Northwestern wasn’t the same team last year after Dan Persa ruptured his Achilles tendon in November, but the team was still able to win seven games and make it to a bowl game. With Persa back to full strength, can the Wildcats take the next step forward in 2011?
Strobl: I think they can, and it may be a bigger step than fans think. Persa could end up being the Big Ten’s best QB this year, and his offensive line is as veteran as it gets. Add to that two returning starers in the backfield and two more at receiver and you have the recipe for offensive success. My key for Northwestern this year is the defense. Can this unit put the brakes on good opposing offenses? Northwestern avoids both Ohio State and Wisconsin, which is huge, but must contend with Iowa and Nebraska on the road. Home games against Michigan State and Penn State could help decide the division.
Bigalke: This team is my darkhorse pick to take it all in this conference. That’s right, I said Northwestern will be playing in Indianapolis on December 3. Why am I confident enough about the Wildcats this season to make such a bold statement? Well, hope is high in Evanston with 17 of their 24 starters back (9 on offense including Dan Persa, 7 on defense and their punter). Only Michigan and Purdue have more players back, and neither team returns a team this good. There has been stability in the coaching staff, and it shows on the field. This team, as good as it is, should be 8-0 by the time they travel to Lincoln for the early-November showdown that is likely the de-facto division championship game. And I expect this team to surprise Nebraska just as they have done to Iowa in recent seasons. Yes, I said it — this team is more than a sleeper, they’re a legitimate division champion when all the box scores are online and fading from our memory.
Mitchell: Northwestern started last season 5-0, but ended up losing six of its last eight games, and a big reason for that was the loss of Dan Persa in November. With Persa back and healthy, the Northwestern passing attack should be a force to be reckoned with. The real key will be establishing a better ground game. Mike Trumpy is the returning leading rusher from last season with 530 yards and should settle in as the team’s featured back, but the Wildcats haven’t produced a 1000 yard rusher since 2006. An offensive line that has a combined 130 starts should help the ground game, and give Persa time to find his receivers. Defensively, the Wildcats will have to improve a pass defense that finished 95th nationally. Like Matt said, missing both Ohio State and Wisconsin is huge, and getting Michigan, Penn State, Minnesota and Michigan State all in Evanston will help.

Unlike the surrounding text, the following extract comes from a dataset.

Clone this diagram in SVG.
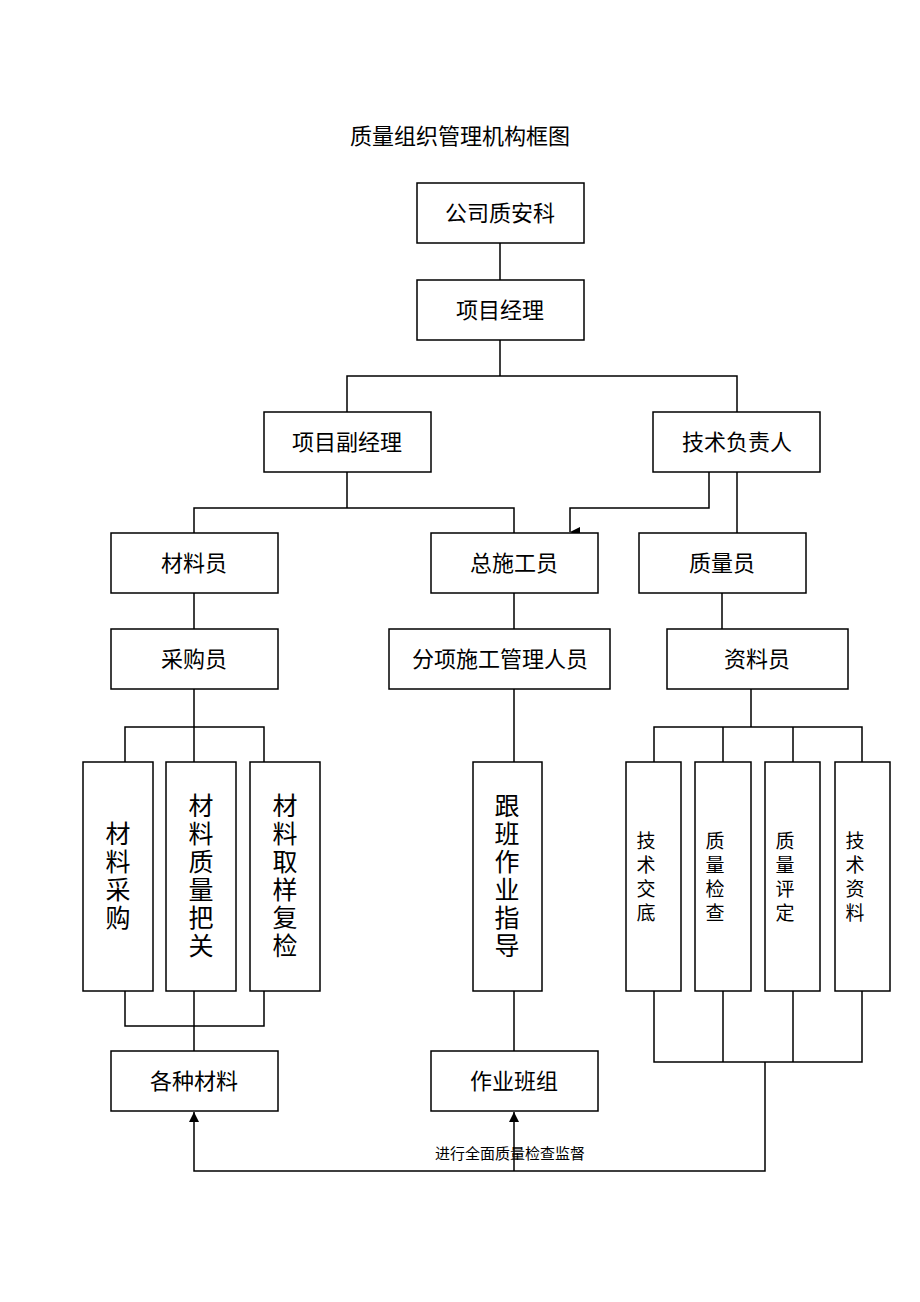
<svg xmlns="http://www.w3.org/2000/svg" width="920" height="1302" viewBox="0 0 920 1302">
<style>
rect{fill:#fff;stroke:#000;stroke-width:1.5}
text{font-family:"Liberation Serif","Noto Sans CJK SC",serif;fill:#000;text-anchor:middle}
.n{font-size:22px}
.v{font-size:25px}
.s{font-size:19px}
#connectors path,#connectors line{stroke:#000;stroke-width:1.5;fill:none}
</style>
<defs><marker id="a" markerWidth="10" markerHeight="10" refX="5" refY="10" orient="auto" markerUnits="userSpaceOnUse" viewBox="0 0 10 10"><path d="M0,0L10,0L5,10z" fill="#000"/></marker>
<marker id="u" markerWidth="10" markerHeight="10" refX="5" refY="0" markerUnits="userSpaceOnUse" viewBox="0 0 10 10"><path d="M0,10L10,10L5,0z" fill="#000"/></marker></defs>
<text x="460" y="144" class="n">质量组织管理机构框图</text>
<g id="connectors">
<path d="M500,243V280M500,340V376M347,412V376H737V412"/>
<path d="M347,472V508M194,533V508H514V533"/>
<path d="M709,472V508H570V532" marker-end="url(#a)"/>
<path d="M737,472V533"/>
<path d="M194,593V629M514,593V629M722,593V629"/>
<path d="M194,689V1051M125,762V727H264V762M125,991V1026H264V991"/>
<path d="M514,689V762M514,991V1051"/>
<path d="M751,689V727M654,762V727H862V762M723,727V762M793,727V762"/>
<path d="M654,991V1062H862V991M723,991V1062M793,991V1062M765,1062V1171H194V1112" marker-end="url(#u)"/>
<path d="M514,1171V1112" marker-end="url(#u)"/>
</g>
<g id="n1"><rect x="417" y="183" width="167" height="60"/><text x="500" y="221" class="n">公司质安科</text></g>
<g id="n2"><rect x="417" y="280" width="167" height="60"/><text x="500" y="318" class="n">项目经理</text></g>
<g id="n3"><rect x="264" y="412" width="167" height="60"/><text x="347" y="450" class="n">项目副经理</text></g>
<g id="n4"><rect x="653" y="412" width="167" height="60"/><text x="737" y="450" class="n">技术负责人</text></g>
<g id="n5"><rect x="111" y="533" width="167" height="60"/><text x="194" y="571" class="n">材料员</text></g>
<g id="n6"><rect x="431" y="533" width="167" height="60"/><text x="514" y="571" class="n">总施工员</text></g>
<g id="n7"><rect x="639" y="533" width="167" height="60"/><text x="722" y="571" class="n">质量员</text></g>
<g id="n8"><rect x="111" y="629" width="167" height="60"/><text x="194" y="667" class="n">采购员</text></g>
<g id="n9"><rect x="389" y="629" width="221" height="60"/><text x="500" y="667" class="n">分项施工管理人员</text></g>
<g id="n10"><rect x="667" y="629" width="181" height="60"/><text x="757" y="667" class="n">资料员</text></g>
<g id="n11"><rect x="83" y="762" width="70" height="229"/><text x="118" class="v"><tspan x="118" y="843">材</tspan><tspan x="118" y="871">料</tspan><tspan x="118" y="899">采</tspan><tspan x="118" y="927">购</tspan></text></g>
<g id="n12"><rect x="166" y="762" width="70" height="229"/><text class="v"><tspan x="201" y="815">材</tspan><tspan x="201" y="843">料</tspan><tspan x="201" y="871">质</tspan><tspan x="201" y="899">量</tspan><tspan x="201" y="927">把</tspan><tspan x="201" y="955">关</tspan></text></g>
<g id="n13"><rect x="250" y="762" width="70" height="229"/><text class="v"><tspan x="285" y="815">材</tspan><tspan x="285" y="843">料</tspan><tspan x="285" y="871">取</tspan><tspan x="285" y="899">样</tspan><tspan x="285" y="927">复</tspan><tspan x="285" y="955">检</tspan></text></g>
<g id="n14"><rect x="473" y="762" width="69" height="229"/><text class="v"><tspan x="507" y="815">跟</tspan><tspan x="507" y="843">班</tspan><tspan x="507" y="871">作</tspan><tspan x="507" y="899">业</tspan><tspan x="507" y="927">指</tspan><tspan x="507" y="955">导</tspan></text></g>
<g id="n15"><rect x="626" y="762" width="55" height="229"/><text class="s"><tspan x="646" y="848">技</tspan><tspan x="646" y="872">术</tspan><tspan x="646" y="896">交</tspan><tspan x="646" y="920">底</tspan></text></g>
<g id="n16"><rect x="695" y="762" width="56" height="229"/><text class="s"><tspan x="715" y="848">质</tspan><tspan x="715" y="872">量</tspan><tspan x="715" y="896">检</tspan><tspan x="715" y="920">查</tspan></text></g>
<g id="n17"><rect x="765" y="762" width="55" height="229"/><text class="s"><tspan x="785" y="848">质</tspan><tspan x="785" y="872">量</tspan><tspan x="785" y="896">评</tspan><tspan x="785" y="920">定</tspan></text></g>
<g id="n18"><rect x="835" y="762" width="55" height="229"/><text class="s"><tspan x="855" y="848">技</tspan><tspan x="855" y="872">术</tspan><tspan x="855" y="896">资</tspan><tspan x="855" y="920">料</tspan></text></g>
<g id="n19"><rect x="111" y="1051" width="167" height="60"/><text x="194" y="1089" class="n">各种材料</text></g>
<g id="n20"><rect x="431" y="1051" width="167" height="60"/><text x="514" y="1089" class="n">作业班组</text></g>
<text x="510" y="1159" style="font-size:15px">进行全面质量检查监督</text>
</svg>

I think this team very well could make some noise in the division.
Strobl1. Northwestern 1.Nebraska 1.Nebraska 2.Nebraska 2. Michigan
State 2. Northwestern 3. Michigan
State 3. Northwestern 3. Michigan
State 4.Iowa 4.Michigan 4.Michigan 5.Michigan 5.Iowa 5.Iowa 6.Minnesota 6.Minnesota 6.Minnesota
Who do you see as the sleeper team in the Legends division?
Mitchell: It’s Northwestern. A lot of previews have the Wildcats pegged as 5th in the division, but I could definitely see them jumping up to third, but I don’t think they’re quite good enough to overtake either Nebraska or Michigan State. Dan Persa’s return from injury plus a favorable in-conference schedule should greatly benefit Northwestern.
Strobl: As I mentioned, Northwestern could sneak up on people this year. Don’t be shocked to see the Wildcats atop the division at some point. Dan Persa and the Northwestern o-line might be the best unit in the Big Ten, and if the defense can make use of its experience, this could be a great year in Evanston.
Bigalke: Look, I can’t also pick Northwestern — especially since I see them not just as a sleeper but as the division champ. So who else could be a sleeper in the division? Nebraska and Michigan State just don’t have that surprise factor, given that they would have been the top two teams in this division had it existed in 2011. So who among the other three is best poised to make some noise? Call me crazy, but Iowa is the closest thing this division has to a darkhorse this season. Michigan, if they take more immediately than I suspect they will to Hoke’s schemes, could be dangerous, but I don’t see it happening. The Hawkeyes are the more likely choice to make some noise and get to a bowl.
Who is the top pro prospect in the division?
Strobl: I like Jared Crick from Nebraska. Following the departures of Ndamukong Suh and Prince Amukamara, Crick has chance to be the next big name in Lincoln, and he shouldn’t disappoint. At 6’4”, 285 pounds he’s not the biggest defensive end around, but he’s quick (4.82 40 time) and aggressive. This season will give him a chance to hone his skills in the tougher Big Ten and could vault him into the top 10.
Bigalke: I’m going to look at the other side of the ball, where I think QB/WR MarQueis Gray is going to best translate his skills into a long NFL career. Why? With his 6’4” height, 230-pound strength and ability to play multiple positions with success, Gray is the prototypical Kordell Stewart/Antwaan Randle El type who can easily use his athleticism to ferret out which niche he can fill in an organization to best utilize his talents. We’ll see if he works as a passer this year, but if Kill’s early projections and excitement are accurate (Northern Illinois did recruit the kid out of high school with little obvious success, so Kill has long been high on his skill set) about the development of Gray we could see a future burner. After all, if Terrelle Pryor and Cam Newton will be given chances, why wouldn’t an NFL team take a long look at a guy who has already proven willing to move where he is most needed?
Mitchell: I’ll counter Matt’s pick with another defensive tackle in Michigan State DT Jerel Worthy. He saw a lot of double teams as a sophomore, and may be better suited for the NFL than Crick. I know a lot of people are high on Crick, but he’s been remarkably inconsistent so far in Lincoln. Worthy is just a junior, and could end up back in East Lansing for his senior season, but he could wind up as the top defensive tackle in the 2012 draft if he declares early.